September 25, 2012 – October 27, 2012
Puppets occupy a peculiar liminal space between visual art and performance. They are artistically constructed objects, often of breathtaking craft and intricacy, but they do not fulfill their purpose until they move—is the puppet itself art, or is it the tool by which art is created? The puppet moves in the space between performer and viewer, whether as a vector for communication between the two or as a buffer to prevent it. It is not alive, but it accepts the life given it by the performer; it cannot speak on its own, but when it does speak, it can say more than either audience or performer would be allowed to say on their own.

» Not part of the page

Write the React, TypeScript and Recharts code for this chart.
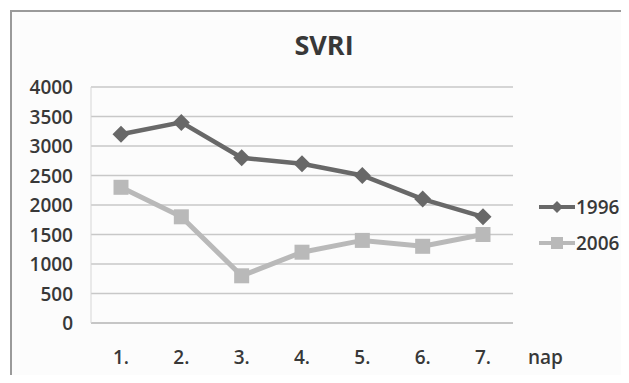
import { LineChart, Line, XAxis, YAxis, CartesianGrid, Legend } from 'recharts';

const DAYS = ['1.', '2.', '3.', '4.', '5.', '6.', '7.'];
const SVRI_1996 = [3200, 3400, 2800, 2700, 2500, 2100, 1800];
const SVRI_2006 = [2300, 1800, 800, 1200, 1400, 1300, 1500];
const Y_TICKS = [0, 500, 1000, 1500, 2000, 2500, 3000, 3500, 4000];

const DARK = '#686868';
const LIGHT = '#b9b9b9';
const TEXT = '#383838';
const FONT = '"Open Sans", "DejaVu Sans", sans-serif';
const TICK_SIZE = 19;

const data = DAYS.map((day, i) => ({ day, y1996: SVRI_1996[i], y2006: SVRI_2006[i] }));

const YTick = ({ y, payload }: any) => (
  <text x={73} y={y} dominantBaseline="central" textAnchor="end" fill={TEXT}
    fontFamily={FONT} fontWeight={650} fontSize={TICK_SIZE}>
    {payload.value}
  </text>
);

const XTick = ({ x, payload }: any) => (
  <text x={x} y={357} dominantBaseline="central" textAnchor="middle" fill={TEXT}
    fontFamily={FONT} fontWeight={650} fontSize={TICK_SIZE}>
    {payload.value}
  </text>
);

const Diamond = ({ cx, cy, index }: any) => (
  <path key={`d-${index}`} d={`M${cx},${cy - 8.5}L${cx + 8.5},${cy}L${cx},${cy + 8.5}L${cx - 8.5},${cy}Z`} fill={DARK} />
);

const Square = ({ cx, cy, index }: any) => (
  <rect key={`s-${index}`} x={cx - 7.5} y={cy - 7.5} width={15} height={15} fill={LIGHT} />
);

const LegendRows = () => (
  <div style={{ fontFamily: FONT, fontWeight: 650, fontSize: TICK_SIZE, color: TEXT }}>
    {[
      { name: '1996', color: DARK, square: false },
      { name: '2006', color: LIGHT, square: true },
    ].map((s) => (
      <div key={s.name} style={{ display: 'flex', alignItems: 'center', height: 36 }}>
        <svg width={38} height={16}>
          <line x1={1} y1={8} x2={37} y2={8} stroke={s.color} strokeWidth={4} />
          {s.square
            ? <rect x={13} y={2} width={12} height={12} fill={s.color} />
            : <path d="M19,2L25,8L19,14L13,8Z" fill={s.color} />}
        </svg>
        <span>{s.name}</span>
      </div>
    ))}
  </div>
);

export default function App() {
  return (
    <div style={{ position: 'relative', width: 629, height: 383, margin: -8, overflow: 'hidden', background: '#fff' }}>
      <div style={{
        position: 'absolute', left: 10, top: 10, width: 640, height: 400,
        borderTop: '2px solid #9a9a9a', borderLeft: '2px solid #9a9a9a', background: '#fcfcfc',
      }} />
      <div style={{
        position: 'absolute', left: 0, top: 28, width: 648, textAlign: 'center',
        fontFamily: FONT, fontWeight: 700, fontSize: 27, color: TEXT, lineHeight: '34px',
      }}>
        SVRI
      </div>
      <div style={{ position: 'absolute', left: 0, top: 0 }}>
        <LineChart width={629} height={383} data={data}
          margin={{ top: 87, right: 116, bottom: 30, left: 0 }}>
          <CartesianGrid vertical={false} stroke="#c8c8c8" strokeWidth={1.5} />
          <XAxis dataKey="day" height={30} padding={{ left: 30, right: 30 }}
            axisLine={{ stroke: '#c0c0c0', strokeWidth: 1.5 }} tickLine={false} tick={<XTick />}
            interval={0}
            label={({ viewBox }: any) => (
              <text x={viewBox.x + viewBox.width + 15} y={357} dominantBaseline="central"
                fill={TEXT} fontFamily={FONT} fontWeight={650} fontSize={TICK_SIZE}>
                nap
              </text>
            )} />
          <YAxis width={91} domain={[0, 4000]} ticks={Y_TICKS} interval={0}
            axisLine={{ stroke: '#d6d6d6' }} tickLine={false} tick={<YTick />} />
          <Legend layout="horizontal" align="center" verticalAlign="middle" width={90}
            wrapperStyle={{ left: 538, top: 189 }} content={<LegendRows />} />
          <Line dataKey="y2006" name="2006" stroke={LIGHT} strokeWidth={5}
            dot={<Square />} activeDot={false} isAnimationActive={false} />
          <Line dataKey="y1996" name="1996" stroke={DARK} strokeWidth={4.5}
            dot={<Diamond />} activeDot={false} isAnimationActive={false} />
        </LineChart>
      </div>
    </div>
  );
}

In The Pedagogical Puppet, Sally Smart explores these strange in-between spaces: between the art object and performance, between process and artifact, between artist and viewer. As the University of Connecticut’s 2012 Raymond and Beverly Sackler Artist-in-Residence, Smart has collaborated with artists from across the School of Fine Arts, creating a body of work that contemplates how art and performance can function through puppetry as a mode of communication. Across such diverse media as video, dance, and performance, as well as Smart’s signature cutout installations, The Pedagogical Puppet presents a body of work that never hides the process of its creation—indeed, in many ways the process is the creation.
Simultaneously vividly evocative and resistant to passive contemplation, The Pedagogical Puppet conceives of communication as a dialogue between art and its audience. The core of pedagogy is in this dialogue between teacher and student, between art and performance and audience.
The audience is invited to engage, to argue, to question—never simply to look. The puppet resides in the spaces between, but it only lives when it speaks to those who listen.